Pada tahun 1940-1950, National Council for The Social Studies (NCSS) memunculkan sikap penekanan terhadap fakta-fakta sejarah dan budaya sebagai bagian hasil diskursus yang terjadi terhadap perlu tidaknya anak remaja bersikap demokratis dan kritis. Pada titik ini, ada dua diskursus tentang social studies, yaitu citizenship education atau social studies education. Diskursus ini terjadi dikarekanan adanya dua pihak yang mempunyai pandangan berbeda terhadap visi social studies.
Pada rentang tahun 1940 sd 1960an, ada dua gerakan terhadap visi social studies, yang pertama adalah gerakan mengintegrasikan disiplin ilmu-ilmu sosial dan yang ke dua gerakan untuk bertahan pada masing-masing disiplin ilmu sosial. Sekitar tahun 1955 terobosan besar dilakukan oleh Maurice Hunt dan Lawrence Metcalft yang berusaha mengintegrasikan antara citizenship education dan social studies education, dengan membuka sudut pandang baru terhadap hal yang bersifat closed area atau istilah yang masih tabu di masyarakat menjadi open area dalam konteks refleksi rasional dalam upaya agar siswa dapat mengambil sikap dan keputusan terhadap permasalah publik (reflectif thinking & critical thinking).
Pada tahun 1960an, muncul gerakan akademis yang memunculkan istilah the new social studies, diprakarsai oleh sejarawan dan ahli ilmu sosial dalam usaha mengembangkan kurikulum dan bahan ajar yang inovatif dan berskala besar, namun gerakan ini belum berhail sampai tahun 1970an, namun perlu ditekankan, gerakan ini berhasil meningkatkan social studies ke higher level of intellectual pursuit (Barr et al, 1977) yang melahirkan era pembelajaran social science education, walaupun secara substantif belum efektif dalam perubahan sikap siswa, dalam hal ini adalah sikap demokratis.

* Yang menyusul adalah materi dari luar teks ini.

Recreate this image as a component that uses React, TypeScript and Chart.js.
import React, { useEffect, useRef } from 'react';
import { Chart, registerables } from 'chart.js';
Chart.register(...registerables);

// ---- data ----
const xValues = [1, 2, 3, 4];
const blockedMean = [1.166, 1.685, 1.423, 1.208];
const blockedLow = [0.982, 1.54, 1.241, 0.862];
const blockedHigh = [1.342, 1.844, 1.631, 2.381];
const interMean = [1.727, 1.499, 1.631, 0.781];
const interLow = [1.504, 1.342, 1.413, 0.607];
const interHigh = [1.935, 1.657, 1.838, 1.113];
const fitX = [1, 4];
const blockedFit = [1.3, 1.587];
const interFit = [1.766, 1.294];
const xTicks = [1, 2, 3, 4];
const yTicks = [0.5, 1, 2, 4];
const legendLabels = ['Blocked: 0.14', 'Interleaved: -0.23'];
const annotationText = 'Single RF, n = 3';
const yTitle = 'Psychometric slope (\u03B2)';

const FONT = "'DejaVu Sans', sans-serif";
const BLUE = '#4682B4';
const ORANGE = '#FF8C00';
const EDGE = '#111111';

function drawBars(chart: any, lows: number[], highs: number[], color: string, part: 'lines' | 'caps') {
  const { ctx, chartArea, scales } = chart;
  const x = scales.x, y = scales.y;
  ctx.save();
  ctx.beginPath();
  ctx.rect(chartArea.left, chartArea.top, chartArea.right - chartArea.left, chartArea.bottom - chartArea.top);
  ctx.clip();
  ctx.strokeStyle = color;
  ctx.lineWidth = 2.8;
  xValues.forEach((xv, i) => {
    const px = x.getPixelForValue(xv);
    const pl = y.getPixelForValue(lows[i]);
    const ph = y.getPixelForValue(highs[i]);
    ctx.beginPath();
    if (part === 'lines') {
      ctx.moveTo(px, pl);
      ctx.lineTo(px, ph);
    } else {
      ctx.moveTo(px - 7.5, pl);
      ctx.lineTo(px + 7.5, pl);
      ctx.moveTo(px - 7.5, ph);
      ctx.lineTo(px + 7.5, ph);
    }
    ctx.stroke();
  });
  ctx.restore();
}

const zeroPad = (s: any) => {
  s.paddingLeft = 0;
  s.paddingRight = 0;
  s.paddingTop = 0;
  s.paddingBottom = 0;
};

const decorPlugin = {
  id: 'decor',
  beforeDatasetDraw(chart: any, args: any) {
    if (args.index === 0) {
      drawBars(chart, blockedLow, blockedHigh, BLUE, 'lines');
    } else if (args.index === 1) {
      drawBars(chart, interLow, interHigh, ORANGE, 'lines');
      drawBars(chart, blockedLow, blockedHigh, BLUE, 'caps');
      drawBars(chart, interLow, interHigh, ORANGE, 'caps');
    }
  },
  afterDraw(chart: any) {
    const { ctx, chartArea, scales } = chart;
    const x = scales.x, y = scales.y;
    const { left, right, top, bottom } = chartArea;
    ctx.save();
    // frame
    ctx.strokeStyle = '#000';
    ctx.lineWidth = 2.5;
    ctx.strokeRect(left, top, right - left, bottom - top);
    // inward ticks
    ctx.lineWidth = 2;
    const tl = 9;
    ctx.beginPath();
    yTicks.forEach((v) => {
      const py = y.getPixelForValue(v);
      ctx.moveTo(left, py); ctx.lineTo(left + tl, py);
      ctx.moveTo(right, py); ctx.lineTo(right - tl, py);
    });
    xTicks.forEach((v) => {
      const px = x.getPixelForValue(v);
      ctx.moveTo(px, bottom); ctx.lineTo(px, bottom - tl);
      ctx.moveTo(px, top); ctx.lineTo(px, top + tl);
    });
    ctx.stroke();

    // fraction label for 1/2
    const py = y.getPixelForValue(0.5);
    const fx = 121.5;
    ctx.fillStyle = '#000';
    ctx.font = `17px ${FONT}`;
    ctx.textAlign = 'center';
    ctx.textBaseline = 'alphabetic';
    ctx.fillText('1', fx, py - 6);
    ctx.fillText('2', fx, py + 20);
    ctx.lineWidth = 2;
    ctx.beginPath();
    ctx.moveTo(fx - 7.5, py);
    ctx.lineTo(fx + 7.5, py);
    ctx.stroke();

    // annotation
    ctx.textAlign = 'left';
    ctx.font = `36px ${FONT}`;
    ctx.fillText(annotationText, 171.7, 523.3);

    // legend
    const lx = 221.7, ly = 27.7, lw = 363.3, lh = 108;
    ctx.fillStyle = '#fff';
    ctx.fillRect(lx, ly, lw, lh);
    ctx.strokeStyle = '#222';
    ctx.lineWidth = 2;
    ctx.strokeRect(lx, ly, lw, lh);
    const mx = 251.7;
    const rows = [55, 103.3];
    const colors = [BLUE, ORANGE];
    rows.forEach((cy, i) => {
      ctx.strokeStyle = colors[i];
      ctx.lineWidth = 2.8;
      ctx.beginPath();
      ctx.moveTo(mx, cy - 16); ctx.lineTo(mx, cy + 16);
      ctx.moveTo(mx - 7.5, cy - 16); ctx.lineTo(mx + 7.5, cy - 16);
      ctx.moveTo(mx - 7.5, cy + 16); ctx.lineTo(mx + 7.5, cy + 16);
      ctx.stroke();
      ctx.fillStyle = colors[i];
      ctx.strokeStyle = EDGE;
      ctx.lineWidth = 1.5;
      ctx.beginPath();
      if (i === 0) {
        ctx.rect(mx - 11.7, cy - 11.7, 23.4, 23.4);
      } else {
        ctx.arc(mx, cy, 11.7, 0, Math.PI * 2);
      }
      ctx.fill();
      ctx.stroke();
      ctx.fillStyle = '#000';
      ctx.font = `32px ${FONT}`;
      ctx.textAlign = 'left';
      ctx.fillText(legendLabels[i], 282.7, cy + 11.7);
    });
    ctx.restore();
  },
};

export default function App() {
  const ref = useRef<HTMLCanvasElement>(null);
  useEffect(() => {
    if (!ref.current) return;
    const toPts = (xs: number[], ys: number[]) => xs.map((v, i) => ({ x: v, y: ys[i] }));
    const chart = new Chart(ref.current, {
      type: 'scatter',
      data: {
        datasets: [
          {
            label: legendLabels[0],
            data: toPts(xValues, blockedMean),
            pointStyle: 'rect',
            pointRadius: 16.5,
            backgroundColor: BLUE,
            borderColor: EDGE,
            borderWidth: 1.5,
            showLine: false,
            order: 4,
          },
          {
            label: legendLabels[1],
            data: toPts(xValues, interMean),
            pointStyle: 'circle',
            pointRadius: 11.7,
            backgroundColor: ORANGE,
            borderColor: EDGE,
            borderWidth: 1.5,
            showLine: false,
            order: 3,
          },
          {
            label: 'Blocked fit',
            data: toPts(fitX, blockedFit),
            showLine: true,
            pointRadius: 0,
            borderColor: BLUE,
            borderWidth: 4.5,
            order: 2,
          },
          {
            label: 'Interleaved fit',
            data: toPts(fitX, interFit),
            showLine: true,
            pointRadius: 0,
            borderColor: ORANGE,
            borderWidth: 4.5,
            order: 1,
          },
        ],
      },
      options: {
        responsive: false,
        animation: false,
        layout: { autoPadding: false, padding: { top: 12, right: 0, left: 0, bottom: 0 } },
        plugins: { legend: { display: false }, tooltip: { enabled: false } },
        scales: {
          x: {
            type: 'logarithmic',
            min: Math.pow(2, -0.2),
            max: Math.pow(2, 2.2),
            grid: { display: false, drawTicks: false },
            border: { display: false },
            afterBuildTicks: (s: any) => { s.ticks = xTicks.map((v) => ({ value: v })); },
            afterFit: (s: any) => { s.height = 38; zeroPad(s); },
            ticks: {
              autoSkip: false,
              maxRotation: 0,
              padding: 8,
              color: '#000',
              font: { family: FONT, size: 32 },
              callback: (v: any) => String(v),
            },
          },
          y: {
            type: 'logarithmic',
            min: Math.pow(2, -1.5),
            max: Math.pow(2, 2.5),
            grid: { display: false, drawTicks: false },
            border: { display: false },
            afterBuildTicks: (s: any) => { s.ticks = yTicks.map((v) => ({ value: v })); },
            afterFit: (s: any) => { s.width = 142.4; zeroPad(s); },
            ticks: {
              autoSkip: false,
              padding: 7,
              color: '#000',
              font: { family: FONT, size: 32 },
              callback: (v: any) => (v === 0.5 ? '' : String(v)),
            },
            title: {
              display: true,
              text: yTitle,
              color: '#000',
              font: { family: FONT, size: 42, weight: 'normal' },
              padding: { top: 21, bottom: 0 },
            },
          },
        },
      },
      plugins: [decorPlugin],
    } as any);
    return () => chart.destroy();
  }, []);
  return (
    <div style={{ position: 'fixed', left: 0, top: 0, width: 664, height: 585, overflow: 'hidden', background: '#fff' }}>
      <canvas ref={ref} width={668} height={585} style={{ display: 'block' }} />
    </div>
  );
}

Pada era pembelajaran social science education, para ahli ilmu sosial dan sejarah banyak terpengaruh pemikiran Jerome Bruner yang mengatakan “any subject can be taught effectively in some intellectually honest form to any child at any stage of development (Barr et al, 1977 dalam Udin S. Winataputra, 2011), yang menyatakan bahwa setiap subject (materi) dapat diajarkan pada tingkat usia anak.